(DATA EXCERPT):
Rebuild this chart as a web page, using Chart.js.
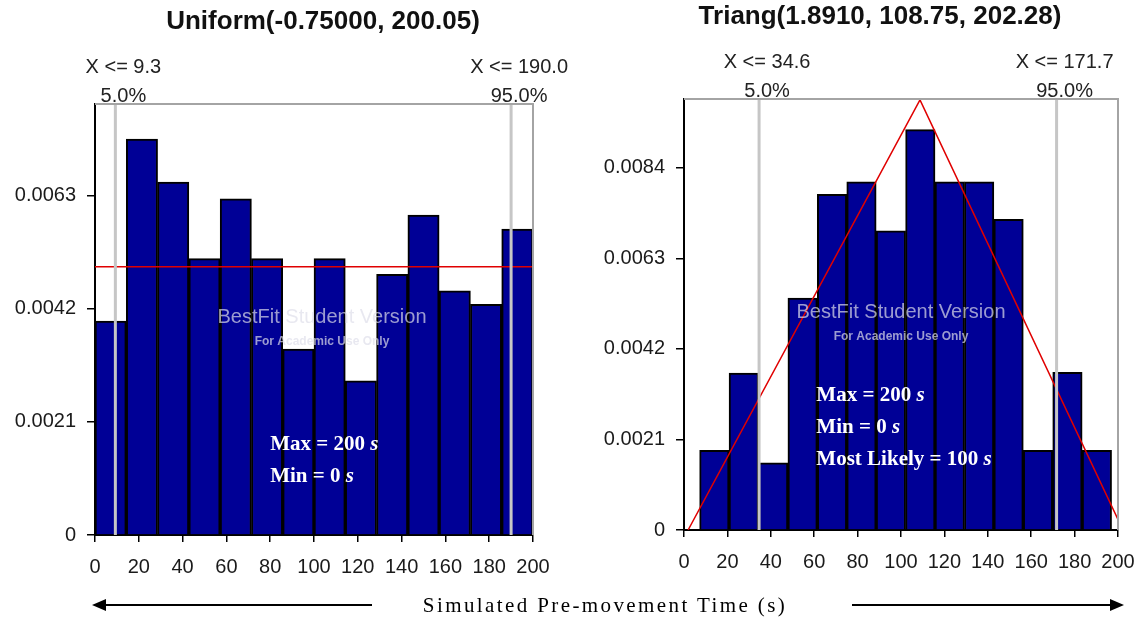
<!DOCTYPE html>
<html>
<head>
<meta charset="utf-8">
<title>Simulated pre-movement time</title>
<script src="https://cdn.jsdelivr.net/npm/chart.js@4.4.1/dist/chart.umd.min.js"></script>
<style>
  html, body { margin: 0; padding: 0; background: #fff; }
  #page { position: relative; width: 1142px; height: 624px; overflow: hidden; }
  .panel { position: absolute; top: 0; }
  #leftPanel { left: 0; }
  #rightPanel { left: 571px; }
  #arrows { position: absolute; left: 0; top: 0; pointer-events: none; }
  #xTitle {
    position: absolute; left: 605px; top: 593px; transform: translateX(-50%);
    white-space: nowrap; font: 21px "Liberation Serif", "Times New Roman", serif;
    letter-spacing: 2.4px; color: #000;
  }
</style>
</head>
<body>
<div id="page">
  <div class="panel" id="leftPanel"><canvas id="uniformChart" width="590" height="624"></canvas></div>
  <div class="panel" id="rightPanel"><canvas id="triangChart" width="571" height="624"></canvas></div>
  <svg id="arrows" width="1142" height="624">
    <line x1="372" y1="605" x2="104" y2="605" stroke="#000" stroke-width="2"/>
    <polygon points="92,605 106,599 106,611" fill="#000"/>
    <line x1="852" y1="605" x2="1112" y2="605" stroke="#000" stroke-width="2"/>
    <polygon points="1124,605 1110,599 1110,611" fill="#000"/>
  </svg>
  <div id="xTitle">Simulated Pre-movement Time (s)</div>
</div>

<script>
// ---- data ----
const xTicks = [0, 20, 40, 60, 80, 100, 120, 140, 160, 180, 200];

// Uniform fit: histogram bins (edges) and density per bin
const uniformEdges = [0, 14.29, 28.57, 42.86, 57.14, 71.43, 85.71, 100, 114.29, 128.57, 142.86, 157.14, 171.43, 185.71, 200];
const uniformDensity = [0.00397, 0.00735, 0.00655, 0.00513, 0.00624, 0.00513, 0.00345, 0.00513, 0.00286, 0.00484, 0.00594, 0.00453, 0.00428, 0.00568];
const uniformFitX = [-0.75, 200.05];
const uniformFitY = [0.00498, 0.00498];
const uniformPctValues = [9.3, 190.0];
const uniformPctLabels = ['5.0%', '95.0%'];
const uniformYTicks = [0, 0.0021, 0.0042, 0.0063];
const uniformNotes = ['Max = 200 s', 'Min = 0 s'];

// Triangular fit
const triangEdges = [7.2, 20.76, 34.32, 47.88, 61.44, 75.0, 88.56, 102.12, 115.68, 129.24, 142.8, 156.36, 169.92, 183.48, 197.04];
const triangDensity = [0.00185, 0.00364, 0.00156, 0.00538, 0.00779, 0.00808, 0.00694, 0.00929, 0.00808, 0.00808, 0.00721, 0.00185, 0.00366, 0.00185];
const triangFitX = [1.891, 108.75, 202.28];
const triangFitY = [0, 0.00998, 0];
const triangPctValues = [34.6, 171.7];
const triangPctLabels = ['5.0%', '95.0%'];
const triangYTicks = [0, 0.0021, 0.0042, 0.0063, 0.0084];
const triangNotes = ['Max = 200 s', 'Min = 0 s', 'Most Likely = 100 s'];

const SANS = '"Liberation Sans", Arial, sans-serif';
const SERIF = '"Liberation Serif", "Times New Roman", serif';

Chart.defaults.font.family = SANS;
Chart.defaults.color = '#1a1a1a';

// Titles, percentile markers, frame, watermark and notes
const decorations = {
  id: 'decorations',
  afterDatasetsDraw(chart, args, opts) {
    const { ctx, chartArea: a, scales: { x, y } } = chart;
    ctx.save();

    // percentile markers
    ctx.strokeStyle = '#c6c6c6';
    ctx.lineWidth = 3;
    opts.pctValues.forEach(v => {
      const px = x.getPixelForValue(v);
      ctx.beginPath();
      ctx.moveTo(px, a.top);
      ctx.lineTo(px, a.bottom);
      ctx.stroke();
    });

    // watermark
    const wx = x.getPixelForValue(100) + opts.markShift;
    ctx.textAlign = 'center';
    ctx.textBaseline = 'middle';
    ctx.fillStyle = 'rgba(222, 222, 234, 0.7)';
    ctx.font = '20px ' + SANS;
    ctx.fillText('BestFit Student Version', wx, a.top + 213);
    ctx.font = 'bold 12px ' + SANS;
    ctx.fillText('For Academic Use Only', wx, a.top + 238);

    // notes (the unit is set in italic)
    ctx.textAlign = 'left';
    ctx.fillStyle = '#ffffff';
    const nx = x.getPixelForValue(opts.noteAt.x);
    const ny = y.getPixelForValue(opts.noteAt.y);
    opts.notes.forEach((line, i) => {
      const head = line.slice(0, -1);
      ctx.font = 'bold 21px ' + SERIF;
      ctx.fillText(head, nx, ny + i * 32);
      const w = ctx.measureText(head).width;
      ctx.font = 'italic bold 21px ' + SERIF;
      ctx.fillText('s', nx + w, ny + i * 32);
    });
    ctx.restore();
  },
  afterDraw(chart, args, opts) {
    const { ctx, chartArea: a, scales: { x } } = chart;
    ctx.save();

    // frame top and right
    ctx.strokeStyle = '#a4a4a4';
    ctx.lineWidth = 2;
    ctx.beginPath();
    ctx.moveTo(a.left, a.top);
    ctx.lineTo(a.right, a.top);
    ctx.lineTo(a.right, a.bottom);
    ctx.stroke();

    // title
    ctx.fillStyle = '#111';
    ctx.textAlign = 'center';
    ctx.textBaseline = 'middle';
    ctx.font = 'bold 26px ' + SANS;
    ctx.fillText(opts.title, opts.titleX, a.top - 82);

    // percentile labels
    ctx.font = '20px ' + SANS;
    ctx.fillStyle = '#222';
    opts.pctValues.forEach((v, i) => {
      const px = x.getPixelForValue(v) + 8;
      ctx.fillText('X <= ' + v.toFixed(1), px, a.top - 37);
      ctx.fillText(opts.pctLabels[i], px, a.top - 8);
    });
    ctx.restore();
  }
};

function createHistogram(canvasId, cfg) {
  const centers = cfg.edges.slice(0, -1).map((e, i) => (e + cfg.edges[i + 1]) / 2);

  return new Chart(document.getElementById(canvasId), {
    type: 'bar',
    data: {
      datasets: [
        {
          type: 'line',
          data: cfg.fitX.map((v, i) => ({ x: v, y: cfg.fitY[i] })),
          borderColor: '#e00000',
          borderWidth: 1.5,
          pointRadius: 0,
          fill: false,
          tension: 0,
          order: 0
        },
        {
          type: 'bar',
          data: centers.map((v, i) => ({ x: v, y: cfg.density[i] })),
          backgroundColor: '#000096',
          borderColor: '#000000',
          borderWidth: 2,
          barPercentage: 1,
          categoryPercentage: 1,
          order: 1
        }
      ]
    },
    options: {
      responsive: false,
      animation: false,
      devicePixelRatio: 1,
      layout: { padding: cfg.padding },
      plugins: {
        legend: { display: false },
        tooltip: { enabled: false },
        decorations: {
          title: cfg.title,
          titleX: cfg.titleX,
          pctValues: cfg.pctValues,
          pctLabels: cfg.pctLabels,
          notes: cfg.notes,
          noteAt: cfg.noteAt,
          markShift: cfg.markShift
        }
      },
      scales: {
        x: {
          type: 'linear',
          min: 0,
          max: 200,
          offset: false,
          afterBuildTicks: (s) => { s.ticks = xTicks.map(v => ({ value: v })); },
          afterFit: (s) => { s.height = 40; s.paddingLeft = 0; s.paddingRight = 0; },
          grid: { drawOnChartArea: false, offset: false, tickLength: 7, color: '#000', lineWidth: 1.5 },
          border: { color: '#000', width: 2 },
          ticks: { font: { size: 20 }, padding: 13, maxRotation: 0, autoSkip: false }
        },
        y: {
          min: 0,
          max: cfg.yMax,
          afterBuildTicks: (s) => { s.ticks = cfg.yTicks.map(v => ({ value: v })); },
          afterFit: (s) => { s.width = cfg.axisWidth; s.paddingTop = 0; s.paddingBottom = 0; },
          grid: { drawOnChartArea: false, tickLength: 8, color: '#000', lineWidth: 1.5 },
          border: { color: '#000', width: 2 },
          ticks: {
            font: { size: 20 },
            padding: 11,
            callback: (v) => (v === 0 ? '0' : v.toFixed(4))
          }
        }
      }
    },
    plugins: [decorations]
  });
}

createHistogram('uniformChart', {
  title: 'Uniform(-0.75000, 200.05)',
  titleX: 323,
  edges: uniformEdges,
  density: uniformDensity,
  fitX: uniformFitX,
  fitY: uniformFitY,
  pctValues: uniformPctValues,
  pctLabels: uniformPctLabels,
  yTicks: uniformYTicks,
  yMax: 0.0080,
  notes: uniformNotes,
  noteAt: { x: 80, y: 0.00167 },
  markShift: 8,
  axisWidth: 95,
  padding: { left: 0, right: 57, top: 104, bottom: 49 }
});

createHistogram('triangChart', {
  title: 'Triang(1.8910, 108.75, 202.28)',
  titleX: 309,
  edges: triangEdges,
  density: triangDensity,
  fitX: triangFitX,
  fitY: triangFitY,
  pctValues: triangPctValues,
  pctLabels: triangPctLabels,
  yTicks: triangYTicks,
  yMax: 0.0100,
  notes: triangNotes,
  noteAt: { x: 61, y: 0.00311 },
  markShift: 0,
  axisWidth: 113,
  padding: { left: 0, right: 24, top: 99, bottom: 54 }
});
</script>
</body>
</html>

(GIVEN PROBLEM): Isolate the lines that hold the word "page" and copy all of them.

(FINAL RESULT):
Rebuild this chart as a web page, using Chart.js.
  #page { position: relative; width: 1142px; height: 624px; overflow: hidden; }
<div id="page">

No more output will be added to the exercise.